Enter Cecelia, the would-be model come sex toy. Dino (the painter) essentially inherits this young fox from a sly old painter whose studio was in the same building. Dino comes to think that in her he has something he can connect with and possess. His attempts to accomplish this are failures as the girl proves to be an especially difficult nut to crack, uninterested in money and life to such a complete extent it becomes obvious to the reader that it is she, and not Dino, that is truly bored and detached from the world.

For the first 80 pages I could not help but think this must be a poor translation and I pondered putting the book down. The only reason I held on was that the New York Review of Books has never let me down with one of their printings. Suddenly on page 189 (a little more than halfway) a chapter ends “I was still at the stage of jealousy when a surviving sense of dignity prevents one from spying upon the person one is jealous of. Nevertheless, as I went away I knew I had merely postponed the moment when I would start watching her. Next time, I thought, I should no longer be able to stand firm against circumstances which encouraged me, which indeed almost obliged me, to spy upon her.” And suddenly the novel takes off at a terrific speed until, dazzled and surprised you put the book down and think, Huh?

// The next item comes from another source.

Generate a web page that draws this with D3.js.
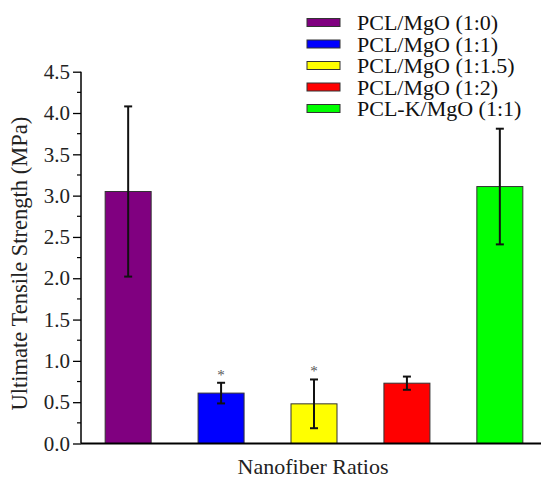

I will not attempt to explain the metaphysical character of this book because an awful lot is going here besides the narrative and I fear that doing so would give far too much away. The pleasure of this read for me is in the pondering of its metaphysical aspects.  This is a book you’ll have to read twice and think a lot about, perhaps you could read some Nietzsche on boredom in order to truly grasp it. If that is too much work, then I suggest reading the final 200 pages because as a thrilling tale of obsession wherein you hate both the spy and his “victim” this book is pure gold.